STATED PROBLEM | Leave out the pictures and set down exactly the lines from the start of the listing through the one with "(0,0) rectangle (516,719);", both included.

GIVEN DATA |
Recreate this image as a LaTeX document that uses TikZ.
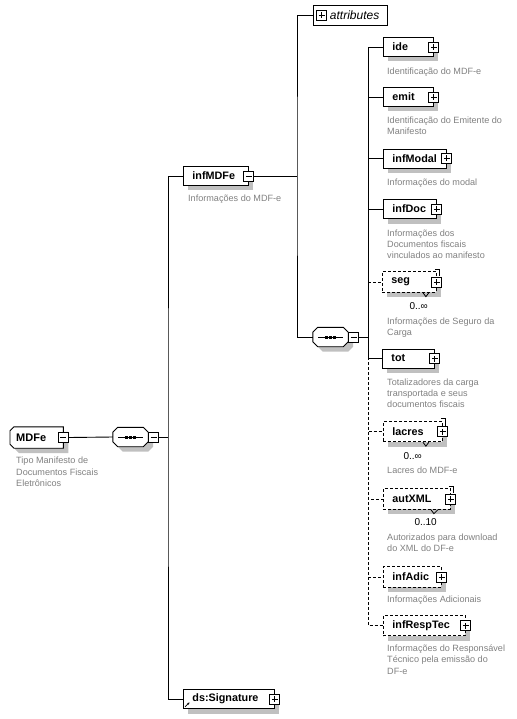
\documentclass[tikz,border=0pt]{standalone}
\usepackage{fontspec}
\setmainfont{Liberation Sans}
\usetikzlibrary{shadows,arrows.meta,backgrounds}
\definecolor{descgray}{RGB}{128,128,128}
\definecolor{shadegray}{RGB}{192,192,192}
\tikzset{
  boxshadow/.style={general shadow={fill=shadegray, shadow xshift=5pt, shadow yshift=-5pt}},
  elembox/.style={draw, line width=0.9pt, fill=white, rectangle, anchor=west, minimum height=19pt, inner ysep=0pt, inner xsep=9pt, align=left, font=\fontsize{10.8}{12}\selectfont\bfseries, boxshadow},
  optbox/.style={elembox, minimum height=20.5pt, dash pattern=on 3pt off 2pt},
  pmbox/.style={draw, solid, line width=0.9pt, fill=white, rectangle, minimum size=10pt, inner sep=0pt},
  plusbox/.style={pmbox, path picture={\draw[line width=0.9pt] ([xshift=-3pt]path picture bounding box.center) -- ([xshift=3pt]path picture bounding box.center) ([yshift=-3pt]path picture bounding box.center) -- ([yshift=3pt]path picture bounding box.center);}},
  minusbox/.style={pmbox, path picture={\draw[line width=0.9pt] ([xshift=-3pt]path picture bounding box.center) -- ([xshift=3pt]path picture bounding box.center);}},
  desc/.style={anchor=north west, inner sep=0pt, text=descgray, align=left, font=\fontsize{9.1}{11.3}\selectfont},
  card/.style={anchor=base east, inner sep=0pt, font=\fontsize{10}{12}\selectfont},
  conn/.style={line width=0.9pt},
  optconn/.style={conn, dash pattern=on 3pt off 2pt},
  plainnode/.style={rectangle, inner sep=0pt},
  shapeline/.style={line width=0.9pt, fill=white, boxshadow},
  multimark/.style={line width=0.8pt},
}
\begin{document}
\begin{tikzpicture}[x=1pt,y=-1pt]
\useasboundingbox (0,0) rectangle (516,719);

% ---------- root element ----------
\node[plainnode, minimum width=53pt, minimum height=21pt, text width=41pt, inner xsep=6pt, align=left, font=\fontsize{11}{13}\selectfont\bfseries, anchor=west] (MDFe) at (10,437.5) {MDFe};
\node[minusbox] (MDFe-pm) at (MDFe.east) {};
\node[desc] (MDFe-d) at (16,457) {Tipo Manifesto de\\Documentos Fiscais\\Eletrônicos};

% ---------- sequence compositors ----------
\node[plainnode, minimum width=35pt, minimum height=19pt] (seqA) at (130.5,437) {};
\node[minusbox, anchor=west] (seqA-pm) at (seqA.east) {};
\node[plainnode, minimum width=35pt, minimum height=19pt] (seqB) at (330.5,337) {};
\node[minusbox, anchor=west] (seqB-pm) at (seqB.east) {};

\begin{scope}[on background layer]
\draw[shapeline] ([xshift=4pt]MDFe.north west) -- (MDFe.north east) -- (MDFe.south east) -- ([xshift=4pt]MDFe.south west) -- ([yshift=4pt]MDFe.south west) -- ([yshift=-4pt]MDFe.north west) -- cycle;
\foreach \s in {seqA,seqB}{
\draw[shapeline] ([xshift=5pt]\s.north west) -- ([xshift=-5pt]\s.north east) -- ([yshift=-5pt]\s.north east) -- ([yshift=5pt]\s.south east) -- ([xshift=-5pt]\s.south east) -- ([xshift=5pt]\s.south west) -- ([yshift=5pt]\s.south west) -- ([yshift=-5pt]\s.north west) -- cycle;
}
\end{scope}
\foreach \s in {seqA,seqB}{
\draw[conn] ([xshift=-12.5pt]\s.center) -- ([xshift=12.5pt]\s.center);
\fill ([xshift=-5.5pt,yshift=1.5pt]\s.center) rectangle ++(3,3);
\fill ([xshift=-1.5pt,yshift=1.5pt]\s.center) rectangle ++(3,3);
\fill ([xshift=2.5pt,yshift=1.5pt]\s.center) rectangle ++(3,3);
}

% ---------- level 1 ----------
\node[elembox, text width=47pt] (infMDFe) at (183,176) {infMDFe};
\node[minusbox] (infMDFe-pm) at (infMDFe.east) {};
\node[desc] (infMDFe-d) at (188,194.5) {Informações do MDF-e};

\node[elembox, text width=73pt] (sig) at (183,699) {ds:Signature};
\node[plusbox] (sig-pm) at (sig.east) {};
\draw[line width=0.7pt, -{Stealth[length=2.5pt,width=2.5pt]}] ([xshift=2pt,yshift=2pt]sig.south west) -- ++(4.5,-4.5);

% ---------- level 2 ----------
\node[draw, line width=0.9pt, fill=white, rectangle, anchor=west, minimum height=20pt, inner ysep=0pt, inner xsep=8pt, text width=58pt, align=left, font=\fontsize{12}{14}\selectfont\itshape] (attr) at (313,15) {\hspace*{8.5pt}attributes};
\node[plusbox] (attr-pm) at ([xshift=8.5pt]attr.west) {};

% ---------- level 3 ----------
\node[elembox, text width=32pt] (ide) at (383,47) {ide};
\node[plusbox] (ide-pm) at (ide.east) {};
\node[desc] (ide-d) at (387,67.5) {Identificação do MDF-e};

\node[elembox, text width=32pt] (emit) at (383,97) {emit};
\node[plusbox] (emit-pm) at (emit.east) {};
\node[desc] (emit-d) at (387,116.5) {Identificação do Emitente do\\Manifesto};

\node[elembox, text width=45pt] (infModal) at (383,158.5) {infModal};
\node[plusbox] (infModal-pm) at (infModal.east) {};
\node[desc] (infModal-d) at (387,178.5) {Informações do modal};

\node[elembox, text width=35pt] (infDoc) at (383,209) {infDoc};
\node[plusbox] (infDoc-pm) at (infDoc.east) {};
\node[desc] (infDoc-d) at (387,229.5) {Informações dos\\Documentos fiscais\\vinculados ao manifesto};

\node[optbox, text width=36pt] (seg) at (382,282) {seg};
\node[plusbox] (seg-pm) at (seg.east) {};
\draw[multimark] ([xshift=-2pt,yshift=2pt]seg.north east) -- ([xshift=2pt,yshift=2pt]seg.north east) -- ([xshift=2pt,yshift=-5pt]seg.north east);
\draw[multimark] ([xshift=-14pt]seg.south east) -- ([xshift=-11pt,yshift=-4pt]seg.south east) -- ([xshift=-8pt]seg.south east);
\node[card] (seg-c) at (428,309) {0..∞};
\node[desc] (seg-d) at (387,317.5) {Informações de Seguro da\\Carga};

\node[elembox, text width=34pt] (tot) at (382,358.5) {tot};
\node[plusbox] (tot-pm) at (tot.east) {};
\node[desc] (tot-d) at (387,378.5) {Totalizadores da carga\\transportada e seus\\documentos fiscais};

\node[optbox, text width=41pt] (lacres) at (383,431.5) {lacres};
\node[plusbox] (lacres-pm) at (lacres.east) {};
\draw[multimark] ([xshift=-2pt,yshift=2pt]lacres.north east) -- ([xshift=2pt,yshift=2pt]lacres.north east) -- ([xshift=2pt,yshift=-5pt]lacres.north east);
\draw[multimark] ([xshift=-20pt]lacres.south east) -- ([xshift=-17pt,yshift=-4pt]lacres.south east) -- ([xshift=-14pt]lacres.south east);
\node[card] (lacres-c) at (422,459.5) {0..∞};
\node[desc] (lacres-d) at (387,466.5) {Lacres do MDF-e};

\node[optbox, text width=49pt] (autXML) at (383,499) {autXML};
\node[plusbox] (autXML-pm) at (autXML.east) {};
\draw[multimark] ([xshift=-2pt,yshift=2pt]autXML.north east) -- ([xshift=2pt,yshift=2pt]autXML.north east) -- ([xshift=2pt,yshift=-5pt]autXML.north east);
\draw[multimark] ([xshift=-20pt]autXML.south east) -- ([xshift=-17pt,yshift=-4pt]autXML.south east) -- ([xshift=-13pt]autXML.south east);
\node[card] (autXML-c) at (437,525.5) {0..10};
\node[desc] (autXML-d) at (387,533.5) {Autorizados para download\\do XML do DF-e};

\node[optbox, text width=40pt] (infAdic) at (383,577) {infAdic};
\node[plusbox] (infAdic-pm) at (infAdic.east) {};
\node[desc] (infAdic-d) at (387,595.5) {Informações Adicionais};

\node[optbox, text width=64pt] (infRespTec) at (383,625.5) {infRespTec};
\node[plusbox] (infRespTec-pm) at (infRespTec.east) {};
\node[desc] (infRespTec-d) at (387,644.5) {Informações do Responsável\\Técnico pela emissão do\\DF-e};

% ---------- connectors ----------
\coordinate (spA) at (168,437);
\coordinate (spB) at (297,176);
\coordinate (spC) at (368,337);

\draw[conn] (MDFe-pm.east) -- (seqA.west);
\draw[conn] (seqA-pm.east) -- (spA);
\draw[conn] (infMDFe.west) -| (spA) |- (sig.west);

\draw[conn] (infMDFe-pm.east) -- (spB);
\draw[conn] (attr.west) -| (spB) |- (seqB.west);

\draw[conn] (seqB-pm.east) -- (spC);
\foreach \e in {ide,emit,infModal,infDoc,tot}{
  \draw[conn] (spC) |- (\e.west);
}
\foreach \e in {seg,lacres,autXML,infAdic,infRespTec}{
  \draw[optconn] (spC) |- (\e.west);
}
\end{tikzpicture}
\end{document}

RESPONSE TO THIS TASK |
Recreate this image as a LaTeX document that uses TikZ.
\documentclass[tikz,border=0pt]{standalone}
\usepackage{fontspec}
\setmainfont{Liberation Sans}
\usetikzlibrary{shadows,arrows.meta,backgrounds}
\definecolor{descgray}{RGB}{128,128,128}
\definecolor{shadegray}{RGB}{192,192,192}
\tikzset{
  boxshadow/.style={general shadow={fill=shadegray, shadow xshift=5pt, shadow yshift=-5pt}},
  elembox/.style={draw, line width=0.9pt, fill=white, rectangle, anchor=west, minimum height=19pt, inner ysep=0pt, inner xsep=9pt, align=left, font=\fontsize{10.8}{12}\selectfont\bfseries, boxshadow},
  optbox/.style={elembox, minimum height=20.5pt, dash pattern=on 3pt off 2pt},
  pmbox/.style={draw, solid, line width=0.9pt, fill=white, rectangle, minimum size=10pt, inner sep=0pt},
  plusbox/.style={pmbox, path picture={\draw[line width=0.9pt] ([xshift=-3pt]path picture bounding box.center) -- ([xshift=3pt]path picture bounding box.center) ([yshift=-3pt]path picture bounding box.center) -- ([yshift=3pt]path picture bounding box.center);}},
  minusbox/.style={pmbox, path picture={\draw[line width=0.9pt] ([xshift=-3pt]path picture bounding box.center) -- ([xshift=3pt]path picture bounding box.center);}},
  desc/.style={anchor=north west, inner sep=0pt, text=descgray, align=left, font=\fontsize{9.1}{11.3}\selectfont},
  card/.style={anchor=base east, inner sep=0pt, font=\fontsize{10}{12}\selectfont},
  conn/.style={line width=0.9pt},
  optconn/.style={conn, dash pattern=on 3pt off 2pt},
  plainnode/.style={rectangle, inner sep=0pt},
  shapeline/.style={line width=0.9pt, fill=white, boxshadow},
  multimark/.style={line width=0.8pt},
}
\begin{document}
\begin{tikzpicture}[x=1pt,y=-1pt]
\useasboundingbox (0,0) rectangle (516,719);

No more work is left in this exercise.